The International Union for the Protection of New Varieties of Plants (UPOV) has adopted an Australian proposal to develop DNA profiling to establish the identity of plants.
The current Australian system for notification and assessment of genetic manipulation work is viewed internationally as among the most effective regulatory systems in the world. Furthermore, the standard of biotechnology research is recognised as very high, and Australia has a long record of prominence in areas of biomedical and agricultural biotechnology. Other countries are benefiting by drawing upon Australia's research and regulatory experience. For example, the ASEAN-Australia Biotechnology Project, which ran from 1989 to 1993, strengthened the capability of the member countries in using biotechnology to maximise the value of important natural resources abundant in the ASEAN region. The Project provided salaries and equipment for R& D, and organised training courses for scientists and technicians of the ASEAN region. The Crawford Fund for International Agricultural Research has run several workshops to train scientists and others from the Asia-Pacific region in molecular biology techniques.

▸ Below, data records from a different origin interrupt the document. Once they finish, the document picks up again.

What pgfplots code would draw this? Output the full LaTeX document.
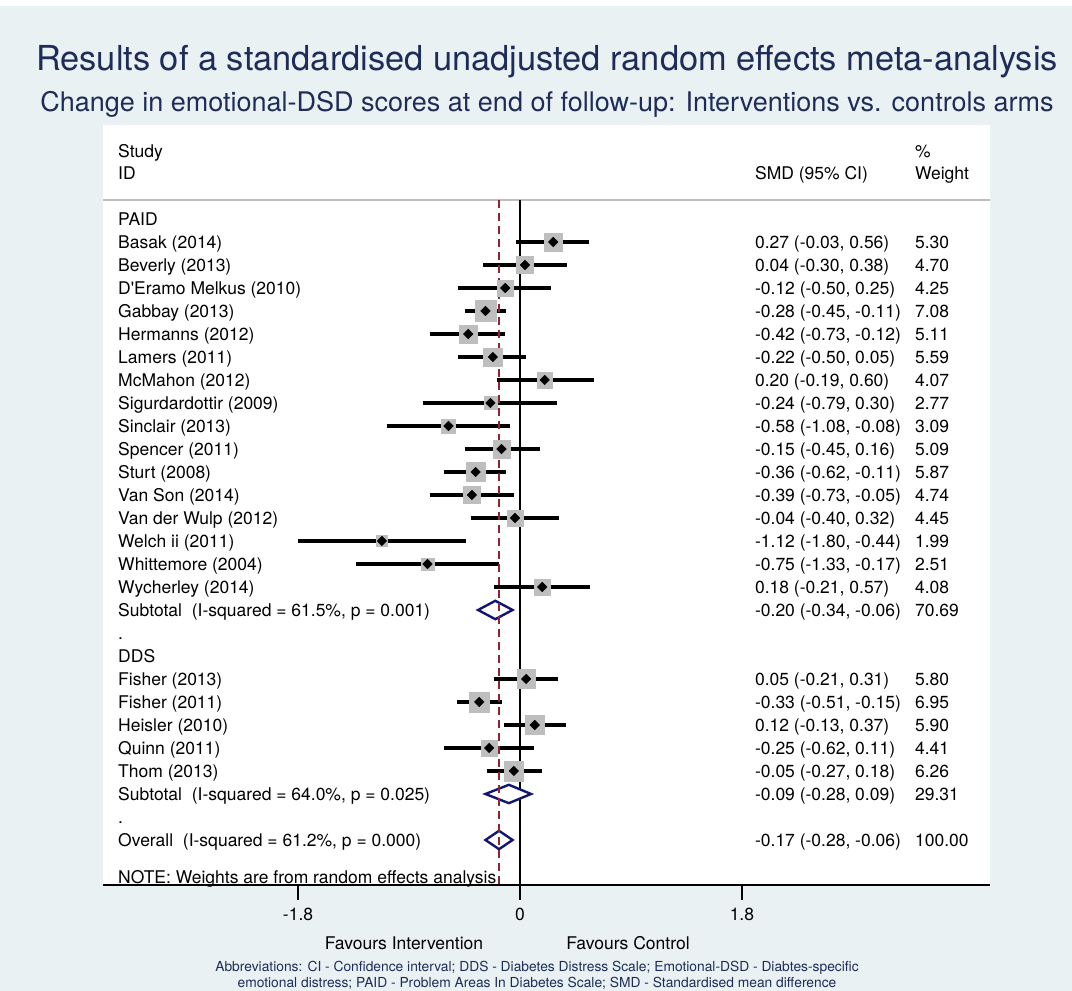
\documentclass[border=0pt]{standalone}
\usepackage{pgfplots}
\pgfplotsset{compat=1.18}
\usepackage{pgfplotstable}
\usepackage{fontspec}
\setmainfont{TeX Gyre Heros}
\definecolor{bgc}{RGB}{234,241,243}
\definecolor{titlec}{RGB}{30,44,88}
\definecolor{boxgray}{RGB}{190,190,190}
\definecolor{dnavy}{RGB}{18,22,112}
\definecolor{maroonc}{RGB}{140,38,48}
\definecolor{sepgray}{RGB}{190,190,190}

\pgfplotstableread{
r est lo hi w
1 0.27 -0.03 0.56 5.30
2 0.04 -0.30 0.38 4.70
3 -0.12 -0.50 0.25 4.25
4 -0.28 -0.45 -0.11 7.08
5 -0.42 -0.73 -0.12 5.11
6 -0.22 -0.50 0.05 5.59
7 0.20 -0.19 0.60 4.07
8 -0.24 -0.79 0.30 2.77
9 -0.58 -1.08 -0.08 3.09
10 -0.15 -0.45 0.16 5.09
11 -0.36 -0.62 -0.11 5.87
12 -0.39 -0.73 -0.05 4.74
13 -0.04 -0.40 0.32 4.45
14 -1.12 -1.80 -0.44 1.99
15 -0.75 -1.33 -0.17 2.51
16 0.18 -0.21 0.57 4.08
20 0.05 -0.21 0.31 5.80
21 -0.33 -0.51 -0.15 6.95
22 0.12 -0.13 0.37 5.90
23 -0.25 -0.62 0.11 4.41
24 -0.05 -0.27 0.18 6.26
}\studies

\newcommand{\rowfont}{\fontsize{17.5}{20}\selectfont}
\newcommand{\lt}[2]{\node[rowtext] at (axis cs:-3.26,-#1) {#2};}
\newcommand{\smd}[3]{\node[rowtext] at (axis cs:1.905,-#1) {#2};\node[rowtext] at (axis cs:3.203,-#1) {#3};}
\newcommand{\ci}[3]{\addplot[black, line width=3.4pt, mark=none, line cap=butt] coordinates {(#2,-#1) (#3,-#1)};}

\begin{document}
\begin{tikzpicture}[x=1pt,y=1pt,
  rowtext/.style={anchor=base west, yshift=-6.3pt, inner sep=0pt, font=\rowfont, text=black}]
\useasboundingbox (0,0) rectangle (1072,991);
\fill[bgc] (0,0) rectangle (1072,991);
\fill[white] (0,985) rectangle (1072,991);
\fill[white] (103,106) rectangle (990,866);

\node[text=titlec, font=\fontsize{34.4}{40}\selectfont] at (547,929) {Results of a standardised unadjusted random effects meta-analysis};
\node[text=titlec, font=\fontsize{27}{32}\selectfont] at (547,887) {Change in emotional-DSD scores at end of follow-up: Interventions vs. controls arms};

\begin{axis}[
  at={(103pt,106pt)}, anchor=south west,
  scale only axis, width=887pt, height=760pt,
  xmin=-3.382, xmax=3.812, ymin=-28.957, ymax=4.087,
  axis x line*=bottom, axis y line=none,
  xtick={-1.8,0,1.8}, xticklabels={-1.8,0,1.8},
  tick align=outside, major tick length=15pt,
  x axis line style={line width=2pt, black},
  every tick/.style={black, line width=2pt},
  xticklabel style={font=\rowfont, yshift=-5pt},
  clip=false,
]
% header separator
\addplot[sepgray, line width=2.2pt] coordinates {(-3.382,0.826) (3.812,0.826)};
% zero line
\addplot[black, line width=2.3pt] coordinates {(0,0.826) (0,-28.957)};
% CI lines
\ci{1}{-0.03}{0.56}
\ci{2}{-0.30}{0.38}
\ci{3}{-0.50}{0.25}
\ci{4}{-0.45}{-0.11}
\ci{5}{-0.73}{-0.12}
\ci{6}{-0.50}{0.05}
\ci{7}{-0.19}{0.60}
\ci{8}{-0.79}{0.30}
\ci{9}{-1.08}{-0.08}
\ci{10}{-0.45}{0.16}
\ci{11}{-0.62}{-0.11}
\ci{12}{-0.73}{-0.05}
\ci{13}{-0.40}{0.32}
\ci{14}{-1.80}{-0.44}
\ci{15}{-1.33}{-0.17}
\ci{16}{-0.21}{0.57}
\ci{20}{-0.21}{0.31}
\ci{21}{-0.51}{-0.15}
\ci{22}{-0.13}{0.37}
\ci{23}{-0.62}{0.11}
\ci{24}{-0.27}{0.18}
% weight boxes
\addplot[scatter, only marks, mark=square*,
  scatter/use mapped color={draw=boxgray, fill=boxgray},
  visualization depends on={3.9*sqrt(\thisrow{w}) \as \msz},
  scatter/@pre marker code/.append style={/tikz/mark size=\msz pt}]
  table[x=est, y expr=-\thisrow{r}] {\studies};
% point estimates
\addplot[only marks, mark=square*, mark size=3.4pt, mark options={black, fill=black, rotate=45}]
  table[x=est, y expr=-\thisrow{r}] {\studies};
% pooled diamonds
\addplot[draw=dnavy, line width=2.4pt, fill=white] coordinates {(-0.34,-17) (-0.20,-16.6) (-0.06,-17) (-0.20,-17.4)} -- cycle;
\addplot[draw=dnavy, line width=2.4pt, fill=white] coordinates {(-0.28,-25) (-0.09,-24.6) (0.09,-25) (-0.09,-25.4)} -- cycle;
\addplot[draw=dnavy, line width=2.4pt, fill=white] coordinates {(-0.28,-27) (-0.17,-26.6) (-0.06,-27) (-0.17,-27.4)} -- cycle;

% header
\node[rowtext] at (axis cs:-3.26,2.957) {Study};
\node[rowtext] at (axis cs:-3.26,2) {ID};
\node[rowtext] at (axis cs:1.905,2) {SMD (95\% CI)};
\node[rowtext] at (axis cs:3.203,2.957) {\%};
\node[rowtext] at (axis cs:3.203,2) {Weight};
% rows
\lt{0}{PAID}
\lt{1}{Basak (2014)}\smd{1}{0.27 (-0.03, 0.56)}{5.30}
\lt{2}{Beverly (2013)}\smd{2}{0.04 (-0.30, 0.38)}{4.70}
\lt{3}{D\textquotesingle Eramo Melkus (2010)}\smd{3}{-0.12 (-0.50, 0.25)}{4.25}
\lt{4}{Gabbay (2013)}\smd{4}{-0.28 (-0.45, -0.11)}{7.08}
\lt{5}{Hermanns (2012)}\smd{5}{-0.42 (-0.73, -0.12)}{5.11}
\lt{6}{Lamers (2011)}\smd{6}{-0.22 (-0.50, 0.05)}{5.59}
\lt{7}{McMahon (2012)}\smd{7}{0.20 (-0.19, 0.60)}{4.07}
\lt{8}{Sigurdardottir (2009)}\smd{8}{-0.24 (-0.79, 0.30)}{2.77}
\lt{9}{Sinclair (2013)}\smd{9}{-0.58 (-1.08, -0.08)}{3.09}
\lt{10}{Spencer (2011)}\smd{10}{-0.15 (-0.45, 0.16)}{5.09}
\lt{11}{Sturt (2008)}\smd{11}{-0.36 (-0.62, -0.11)}{5.87}
\lt{12}{Van Son (2014)}\smd{12}{-0.39 (-0.73, -0.05)}{4.74}
\lt{13}{Van der Wulp (2012)}\smd{13}{-0.04 (-0.40, 0.32)}{4.45}
\lt{14}{Welch ii (2011)}\smd{14}{-1.12 (-1.80, -0.44)}{1.99}
\lt{15}{Whittemore (2004)}\smd{15}{-0.75 (-1.33, -0.17)}{2.51}
\lt{16}{Wycherley (2014)}\smd{16}{0.18 (-0.21, 0.57)}{4.08}
\lt{17}{Subtotal\ \ (I-squared = 61.5\%, p = 0.001)}\smd{17}{-0.20 (-0.34, -0.06)}{70.69}
\lt{18}{.}
\lt{19}{DDS}
\lt{20}{Fisher (2013)}\smd{20}{0.05 (-0.21, 0.31)}{5.80}
\lt{21}{Fisher (2011)}\smd{21}{-0.33 (-0.51, -0.15)}{6.95}
\lt{22}{Heisler (2010)}\smd{22}{0.12 (-0.13, 0.37)}{5.90}
\lt{23}{Quinn (2011)}\smd{23}{-0.25 (-0.62, 0.11)}{4.41}
\lt{24}{Thom (2013)}\smd{24}{-0.05 (-0.27, 0.18)}{6.26}
\lt{25}{Subtotal\ \ (I-squared = 64.0\%, p = 0.025)}\smd{25}{-0.09 (-0.28, 0.09)}{29.31}
\lt{26}{.}
\lt{27}{Overall\ \ (I-squared = 61.2\%, p = 0.000)}\smd{27}{-0.17 (-0.28, -0.06)}{100.00}
\lt{28.6}{NOTE: Weights are from random effects analysis}
% dashed overall line (on top)
\addplot[maroonc, line width=2pt, dash pattern=on 8pt off 5pt] coordinates {(-0.17,0.826) (-0.17,-28.957)};
\end{axis}

\node[font=\rowfont] at (404,48) {Favours Intervention};
\node[font=\rowfont] at (628,48) {Favours Control};
\node[text=titlec, font=\fontsize{13.8}{16}\selectfont] at (537,23) {Abbreviations: CI - Confidence interval; DDS - Diabetes Distress Scale; Emotional-DSD - Diabtes-specific};
\node[text=titlec, font=\fontsize{13.8}{16}\selectfont] at (537,8) {emotional distress; PAID - Problem Areas In Diabetes Scale; SMD - Standardised mean difference};
\end{tikzpicture}
\end{document}
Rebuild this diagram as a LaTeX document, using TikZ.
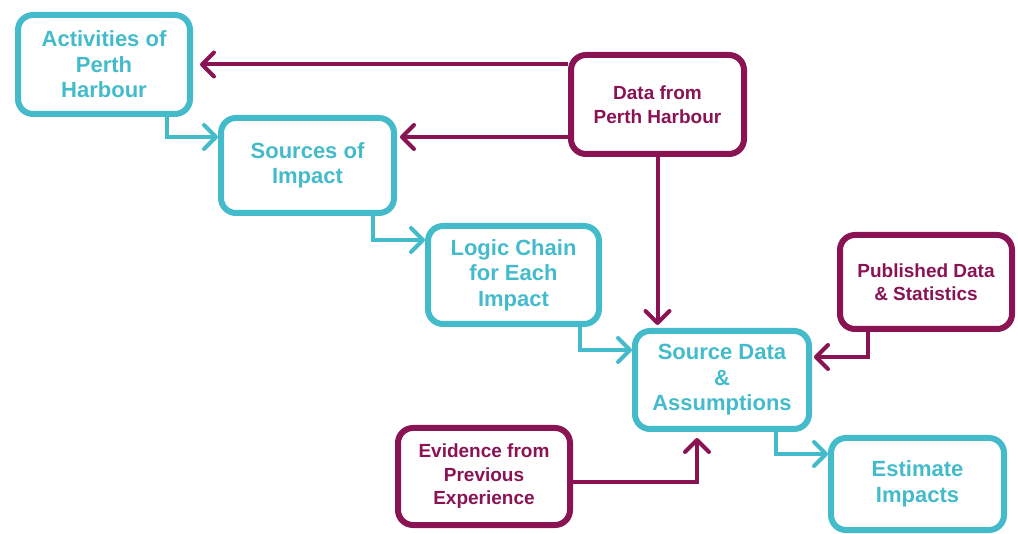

Australia's tertiary education system is open to and used by undergraduate and postgraduate students from many countries, and thereby provides a very effective mechanism to transfer know-how and technology (including biotechnology) to developing countries.
Australia's environment management industries have particular strengths in areas such as water and wastewater treatment, bioremediation of degraded sites, and monitoring equipment. Many firms are actively applying their expertise to problems in other countries.
A number of biotechnology-related activities have been supported through Australia's development cooperation program. For example, Australia is providing $6 million for a project titled the 'Eastern Islands Veterinary Management Project' in Indonesia. The project involves research on the various livestock diseases and capacity building of the Denpasar Disease Investigations Research Centre by equipping the laboratories and providing technical training.
The ASEAN-Australia Biotechnology Project was funded jointly by the six ASEAN nations (A$5.94 million) and Australia (A$5.94 million) as part of the ASEAN-Australia Economic Cooperation Program. The program was managed by Australian Biotechnological Resources Pty Ltd.
One of the major aims of the project was to capitalise on the knowledge of traditional herbalists in order to identify the active agents of indigenous plants and manufacture them in ASEAN. This project utilised the wide biological diversity of plants in the ASEAN region to explore possible alternatives to the current synthetic chemicals. The project included a component to train scientists and maintenance staff in aspects of the biotechnology industry. Also a manual, titled 'Biotechnology for Development: Principles and practice relevant to developing countries', was published and distributed.
Australia has signed and ratified the Biodiversity Convention which contains international obligations on biotechnology transfer, biosafety and conservation of biological resources. Part of Australia's contribution to the GEF is used to support activities under the Biodiversity Convention.